Tuesday 1 July 2008

Google and Family Guy's creator reinvent... some stuff


‘We have reinvented the mass media!’ - really? Well not really, but Google and Family Guy co-creator Seth Macfarlane are having a pretty good crack at it.

Yesterday it was announced that Seth, was entering into a partnership with Google to distribute his new project ‘Cavalcade of Comedy’ through their adnetwork Adsense.
The big switch being that now an ad-network becomes a mass broadcast media…


Lost Remote have nice topline piece on it.

…and here’s me thinking that it always has been.

‘…The partnership with Mr. MacFarlane represents a bold step into the distribution business, one that, if successful, will surely send shock waves through the entertainment business.’ – Kim Malone Scott, Director of sales and Operations for Adsense.

The idea is that Cavalcade of comedy will run across a network of male orientated sites, carrying pre and post-roll advertising, which Seth will (at least in part), play a role in creating.

Well yes this is new news.

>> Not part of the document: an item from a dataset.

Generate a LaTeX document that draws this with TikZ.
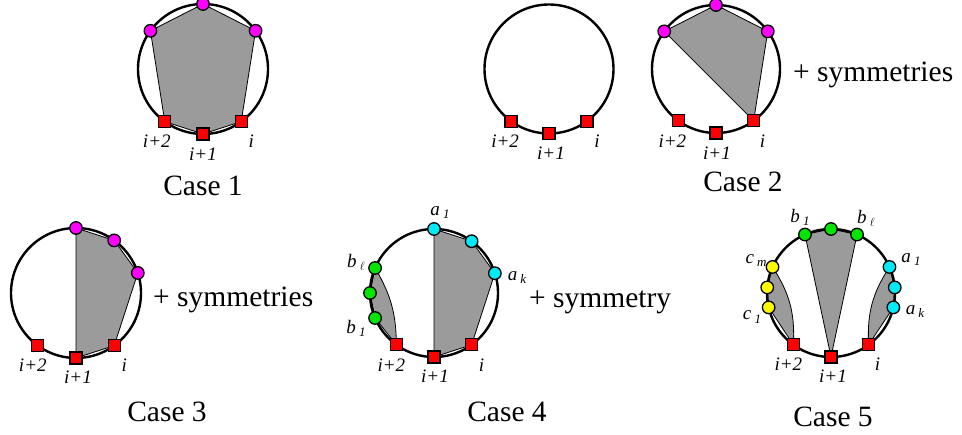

And yes it is a reinvention of the use of an adnetwork. But is it the future?

Faris in TIGs thinks its pretty ground-breaking:

It turns the broadcast advertising model upside and inside out. The content doesn't create the audience to sell it to advertisers - it goes out and finds its audience, via the advertising, using other people's content, that already has an audience.
Or something.

A kind of marketing cuckoo.

I think its pretty cool. I also think its getting a lot of hype at the moment as it’s Google, and because it’s digital (and digital and televisual entertainment are on a collision course).
It’s certainly not the first example of content as a hook for advertising.
It’s also not the first time this type of thing has been embedded in ad units in other sites.
It is however Google. And that is impressive – because of their size, as well as their willingness to experiment.

I’m not so sure that this is the future of entertainment though … Although I think it could potentially be one way an entertainment brand could distribute its identity online.

Ultimately, for me it doesn’t tally with the way consumers enjoy televisual media at the moment. But could serve to draw them in to a more rich experience… who’s to say they won’t all change in the future though.

Either way I’m looking forward to seeing it.